_Supplied information_.
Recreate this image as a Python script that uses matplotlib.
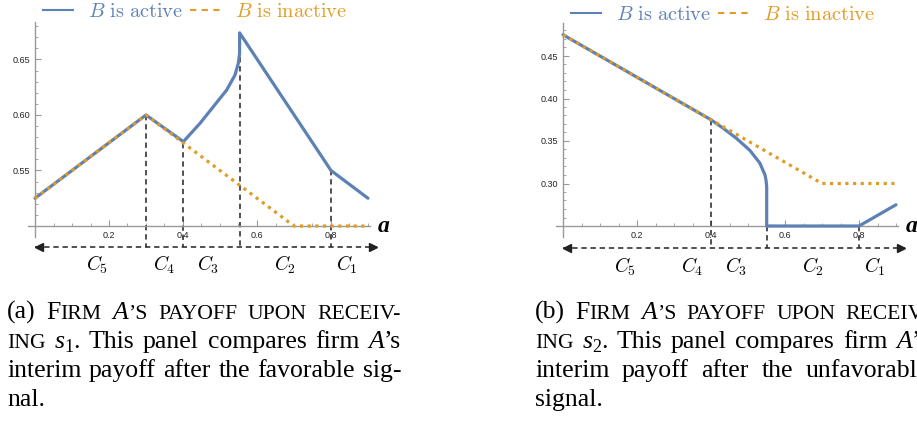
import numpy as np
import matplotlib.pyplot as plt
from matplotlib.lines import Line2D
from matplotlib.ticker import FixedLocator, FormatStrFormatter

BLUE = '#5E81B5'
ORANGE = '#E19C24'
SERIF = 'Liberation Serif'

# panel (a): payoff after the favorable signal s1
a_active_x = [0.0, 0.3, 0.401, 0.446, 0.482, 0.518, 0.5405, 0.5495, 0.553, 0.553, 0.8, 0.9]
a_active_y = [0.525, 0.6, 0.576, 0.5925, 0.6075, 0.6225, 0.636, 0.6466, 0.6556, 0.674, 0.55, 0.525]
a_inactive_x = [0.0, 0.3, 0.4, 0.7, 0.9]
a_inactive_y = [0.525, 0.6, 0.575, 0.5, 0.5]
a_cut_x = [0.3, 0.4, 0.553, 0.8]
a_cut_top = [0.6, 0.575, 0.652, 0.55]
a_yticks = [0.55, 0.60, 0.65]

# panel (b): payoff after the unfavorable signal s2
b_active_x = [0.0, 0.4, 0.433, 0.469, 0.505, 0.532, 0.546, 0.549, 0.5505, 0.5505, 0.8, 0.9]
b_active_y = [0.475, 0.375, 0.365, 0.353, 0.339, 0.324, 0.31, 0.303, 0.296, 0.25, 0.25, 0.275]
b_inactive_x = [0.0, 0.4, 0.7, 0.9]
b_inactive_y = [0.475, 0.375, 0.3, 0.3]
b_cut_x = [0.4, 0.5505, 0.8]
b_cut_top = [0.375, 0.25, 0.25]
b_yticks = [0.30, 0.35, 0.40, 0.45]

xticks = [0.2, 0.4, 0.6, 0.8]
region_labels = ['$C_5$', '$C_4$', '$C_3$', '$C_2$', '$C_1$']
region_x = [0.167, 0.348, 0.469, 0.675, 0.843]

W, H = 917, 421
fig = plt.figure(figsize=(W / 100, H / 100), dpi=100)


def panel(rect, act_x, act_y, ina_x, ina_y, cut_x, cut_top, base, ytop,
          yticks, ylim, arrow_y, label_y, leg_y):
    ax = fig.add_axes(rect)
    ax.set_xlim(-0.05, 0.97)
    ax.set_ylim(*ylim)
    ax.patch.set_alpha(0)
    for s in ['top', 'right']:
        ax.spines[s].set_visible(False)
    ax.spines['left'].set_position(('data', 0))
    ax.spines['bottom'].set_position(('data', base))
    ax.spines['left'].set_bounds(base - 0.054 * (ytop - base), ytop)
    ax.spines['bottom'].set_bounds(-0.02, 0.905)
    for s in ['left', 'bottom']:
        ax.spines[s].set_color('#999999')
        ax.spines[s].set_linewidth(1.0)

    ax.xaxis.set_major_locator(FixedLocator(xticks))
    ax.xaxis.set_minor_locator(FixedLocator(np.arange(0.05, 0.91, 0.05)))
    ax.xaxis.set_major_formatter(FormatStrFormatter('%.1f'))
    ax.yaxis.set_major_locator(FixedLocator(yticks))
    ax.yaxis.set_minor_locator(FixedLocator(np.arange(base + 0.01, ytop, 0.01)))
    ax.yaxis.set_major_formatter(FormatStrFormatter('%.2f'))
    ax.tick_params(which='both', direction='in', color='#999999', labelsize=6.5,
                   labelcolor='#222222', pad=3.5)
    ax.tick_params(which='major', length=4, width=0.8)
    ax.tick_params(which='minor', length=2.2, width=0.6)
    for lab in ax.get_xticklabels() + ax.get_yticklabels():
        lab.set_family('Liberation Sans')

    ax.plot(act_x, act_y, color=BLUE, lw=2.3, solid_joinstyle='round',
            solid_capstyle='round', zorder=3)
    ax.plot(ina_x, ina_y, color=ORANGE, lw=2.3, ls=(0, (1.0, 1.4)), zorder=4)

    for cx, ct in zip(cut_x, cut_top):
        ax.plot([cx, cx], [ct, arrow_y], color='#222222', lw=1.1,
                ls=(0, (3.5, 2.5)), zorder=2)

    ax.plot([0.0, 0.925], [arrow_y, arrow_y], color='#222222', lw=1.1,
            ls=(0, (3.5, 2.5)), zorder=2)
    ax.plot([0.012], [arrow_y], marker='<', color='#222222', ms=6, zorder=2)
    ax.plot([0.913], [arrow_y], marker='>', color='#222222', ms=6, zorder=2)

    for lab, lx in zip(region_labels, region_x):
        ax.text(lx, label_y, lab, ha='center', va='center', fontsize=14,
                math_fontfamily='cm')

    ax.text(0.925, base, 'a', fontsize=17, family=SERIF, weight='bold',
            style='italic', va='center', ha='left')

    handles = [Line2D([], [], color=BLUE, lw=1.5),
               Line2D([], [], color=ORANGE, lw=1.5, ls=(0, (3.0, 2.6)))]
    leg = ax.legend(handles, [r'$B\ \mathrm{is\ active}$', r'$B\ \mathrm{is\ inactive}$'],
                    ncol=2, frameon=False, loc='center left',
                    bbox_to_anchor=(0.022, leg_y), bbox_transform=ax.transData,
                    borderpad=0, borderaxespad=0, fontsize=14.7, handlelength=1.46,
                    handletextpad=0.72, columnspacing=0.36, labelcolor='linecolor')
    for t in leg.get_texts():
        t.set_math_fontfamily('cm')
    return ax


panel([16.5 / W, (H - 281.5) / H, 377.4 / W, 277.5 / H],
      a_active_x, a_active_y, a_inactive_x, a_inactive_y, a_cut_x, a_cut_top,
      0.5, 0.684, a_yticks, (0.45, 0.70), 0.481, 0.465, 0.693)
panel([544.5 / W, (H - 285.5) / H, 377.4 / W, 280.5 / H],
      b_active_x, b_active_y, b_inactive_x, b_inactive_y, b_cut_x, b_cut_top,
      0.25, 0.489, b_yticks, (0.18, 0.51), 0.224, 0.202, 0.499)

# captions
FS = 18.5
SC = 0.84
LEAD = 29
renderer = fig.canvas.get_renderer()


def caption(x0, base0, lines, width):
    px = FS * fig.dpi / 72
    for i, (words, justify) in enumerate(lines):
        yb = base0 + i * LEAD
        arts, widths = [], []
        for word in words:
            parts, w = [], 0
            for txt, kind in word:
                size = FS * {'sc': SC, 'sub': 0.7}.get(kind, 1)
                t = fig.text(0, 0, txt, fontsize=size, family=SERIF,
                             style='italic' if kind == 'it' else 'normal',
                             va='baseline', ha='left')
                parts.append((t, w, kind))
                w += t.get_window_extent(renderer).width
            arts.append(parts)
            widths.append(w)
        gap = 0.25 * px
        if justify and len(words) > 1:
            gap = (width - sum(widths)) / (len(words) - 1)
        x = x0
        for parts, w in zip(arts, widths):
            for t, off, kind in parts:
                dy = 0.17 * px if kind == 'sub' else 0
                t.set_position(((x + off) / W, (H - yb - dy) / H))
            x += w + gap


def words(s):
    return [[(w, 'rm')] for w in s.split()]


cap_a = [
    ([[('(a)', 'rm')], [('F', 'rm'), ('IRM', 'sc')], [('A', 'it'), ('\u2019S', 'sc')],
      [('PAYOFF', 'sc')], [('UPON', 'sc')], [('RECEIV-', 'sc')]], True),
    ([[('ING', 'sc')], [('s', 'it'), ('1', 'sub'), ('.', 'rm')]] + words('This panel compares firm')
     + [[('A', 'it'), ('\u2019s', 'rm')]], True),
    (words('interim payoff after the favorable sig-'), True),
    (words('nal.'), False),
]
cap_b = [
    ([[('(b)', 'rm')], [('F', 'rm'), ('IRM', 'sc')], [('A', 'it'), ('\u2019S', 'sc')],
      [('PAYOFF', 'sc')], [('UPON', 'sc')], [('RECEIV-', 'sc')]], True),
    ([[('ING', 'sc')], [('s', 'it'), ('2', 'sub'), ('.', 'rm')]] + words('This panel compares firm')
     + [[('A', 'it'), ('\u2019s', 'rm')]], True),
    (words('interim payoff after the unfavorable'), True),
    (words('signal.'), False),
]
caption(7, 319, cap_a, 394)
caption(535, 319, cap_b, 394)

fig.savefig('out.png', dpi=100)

_The problem_. Locate each line with the word "matplotlib" and copy it.

_Output below_.
Recreate this image as a Python script that uses matplotlib.
import matplotlib.pyplot as plt
from matplotlib.lines import Line2D
from matplotlib.ticker import FixedLocator, FormatStrFormatter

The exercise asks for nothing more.